Iran's supreme leader Ayatollah Ali Khamenei has blamed the United States, Israel and what he refers to as "traitor" Iranians for orchestrating unrest, as mass protests continued across Iran over the weekend. The ongoing protests were sparked by the death in custody of a young woman named Mahsa Amini three days after being arrested by the notorious 'morality' police.
In his first public statement since protests first broke out, more than two weeks ago, Khamenei said Monday that the death of 22-year-old Amini “deeply broke" his heart, and he called it a “bitter incident”. However he also condemned the protests as a foreign plan to destabilize a “developing” and “powerful” Iran.
Khamenei condemned the scenes of protesters removing their hijabs and setting fire to mosques, banks and police cars.
"We were heartbroken [by news of Amini’s death]. But the reaction to this incident – while no investigation has been done and nothing is certain – should not have been for some people to come and make the streets insecure, make people feel unsafe, harm the security forces, burn the Quran, and for women to remove the hijab,” he said.
Khamenei described the unrest as "not normal" and "not natural". He said that if Amini had not died in custody, the protesters “would invent another pretext to cause chaos” in Iran.
"I'm clearly saying that the rioting and unrest were pre-planned," he told a group of police students in the capital city of Tehran. "They were planned by America and the Zionist regime, as well as traitor Iranians who live outside the country.”
"[The United States and Israel] feel like our country is developing and becoming powerful, and this unrest is what they want to see,” Khamenei said during a joint graduation ceremony held for students studying in the academies of the Islamic Republic of Iran's Armed Forces.
He said of the protesters, who are mainly women, that there are different kinds of people among them, and they should be treated differently.
"All these people who come out and commit acts of destruction are not the same," he said. "Some of them are young, teenagers, and they are just out on the streets after watching something online.

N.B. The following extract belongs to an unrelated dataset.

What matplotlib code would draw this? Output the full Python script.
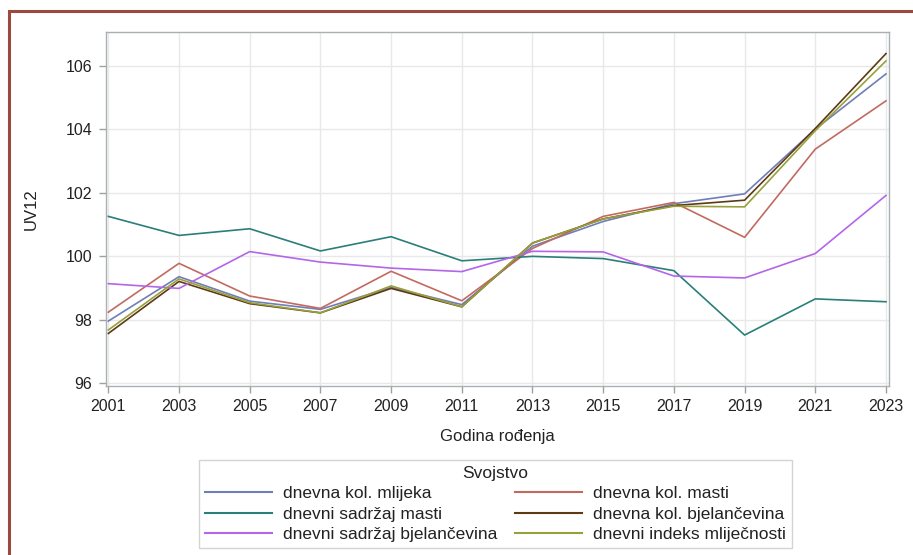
import matplotlib
matplotlib.use("Agg")
import matplotlib.pyplot as plt
from matplotlib.patches import Rectangle
from matplotlib.lines import Line2D

plt.rcParams['font.family'] = ['Liberation Sans', 'DejaVu Sans']

years = [2001, 2003, 2005, 2007, 2009, 2011, 2013, 2015, 2017, 2019, 2021, 2023]
series_names = ["dnevna kol. mlijeka", "dnevna kol. masti", "dnevni sadržaj masti",
                "dnevna kol. bjelančevina", "dnevni sadržaj bjelančevina",
                "dnevni indeks mliječnosti"]
kol_mlijeka = [97.95, 99.35, 98.58, 98.32, 99.01, 98.47, 100.31, 101.09, 101.65, 101.96, 104.00, 105.74]
kol_masti = [98.23, 99.77, 98.74, 98.35, 99.52, 98.59, 100.24, 101.25, 101.69, 100.59, 103.37, 104.89]
sadrzaj_masti = [101.25, 100.65, 100.86, 100.16, 100.61, 99.85, 99.99, 99.92, 99.54, 97.51, 98.65, 98.56]
kol_bjelancevina = [97.56, 99.20, 98.50, 98.21, 98.98, 98.40, 100.41, 101.17, 101.59, 101.76, 104.02, 106.38]
sadrzaj_bjelancevina = [99.13, 98.98, 100.14, 99.81, 99.62, 99.51, 100.15, 100.13, 99.37, 99.31, 100.08, 101.91]
indeks_mlijecnosti = [97.67, 99.28, 98.53, 98.21, 99.06, 98.40, 100.41, 101.17, 101.57, 101.55, 103.95, 106.15]
yticks = [96, 98, 100, 102, 104, 106]

series = [kol_mlijeka, kol_masti, sadrzaj_masti, kol_bjelancevina,
          sadrzaj_bjelancevina, indeks_mlijecnosti]
colors = ['#6F7DB8', '#C26A60', '#2A7F78', '#5E3A14', '#B366E8', '#98A03A']

fig = plt.figure(figsize=(9.13, 5.55), dpi=100)
# outer border (cropped frame)
fig.patches.append(Rectangle((9/913, -0.1), 1.2, 1 - 11/555 + 0.1,
                             transform=fig.transFigure, fill=False,
                             edgecolor='#9B4A40', linewidth=2.2))

ax = fig.add_axes([106/913, 1 - 386/555, (889 - 106)/913, (386 - 32)/555])
for vals, c, name in zip(series, colors, series_names):
    ax.plot(years, vals, color=c, linewidth=1.2, label=name)

ax.set_xlim(2000.935, 2023.085)
ax.set_ylim(95.905, 107.06)
ax.set_xticks(years)
ax.set_yticks(yticks)
ax.grid(True, color='#E8E8E8', linewidth=1.0)
ax.set_axisbelow(True)
for s in ax.spines.values():
    s.set_color('#A8B0B4')
    s.set_linewidth(1.0)
ax.tick_params(axis='both', colors='#A0A0A0', labelcolor='#222222',
               labelsize=11.5, length=5, width=1)
ax.tick_params(axis='x', pad=4.5)
ax.tick_params(axis='y', pad=5)
ax.set_xlabel("Godina rođenja", fontsize=12, color='#222222', labelpad=11)
ax.set_ylabel("UV12", fontsize=12, color='#222222', labelpad=19)

handles = [Line2D([], [], color=c, linewidth=1.5) for c in colors]
order = [0, 2, 4, 1, 3, 5]
leg = fig.legend([handles[i] for i in order], [series_names[i] for i in order],
                 ncol=2, loc='upper left', bbox_to_anchor=(199/913, 1 - 460/555),
                 fontsize=12.5, title="Svojstvo", title_fontsize=12.5,
                 frameon=True, fancybox=False, edgecolor='#C8C8C8',
                 handlelength=3.9, handletextpad=0.62, columnspacing=1.0,
                 labelspacing=0.31, borderpad=0.32, borderaxespad=0)
leg.get_frame().set_linewidth(1.0)
leg.get_title().set_color('#222222')
for t in leg.get_texts():
    t.set_color('#222222')

fig.savefig("out.png", dpi=100)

If you punish them, they will understand that they were wrong."
He has also shown his strong support for security forces clashing with the protesters across the country.
"The job of our security forces, including the police, is to ensure the safety of the Iranian nation... Protesters who attack the police are leaving Iranian citizens defenceless against thugs, robbers and extortionists," Khamenei said.
Iranian security forces have tried to restrict the ability of protesters to organize, and for news outlets to report on what is happening, with an online crackdown which blocks social media apps, limits internet access and silences celebrities who voice their support for the movement via social media.
"They are not important. We should not be sensitive about what they say," Khamenei said of Iranian celebrities who have shown public support for the protesters. Some of them have reportedly been arrested and some have had their passports and properties confiscated by security forces.
His remarks come as concerns were high on Sunday night after riot police stormed Sharif University in Tehran.
Witnesses have said security forces attacked the university where students had been staging a sit-in. Students were beaten and fired at with shotguns. One informed source from within Sharif University told IranWire that no one had been killed but many were injured. No injured individuals have been taken to hospital.
Many Iranians, particularly young women, have come to see Amini's death as part of Iran's heavy-handed policing of dissent and the morality police's increasingly violent treatment of young women.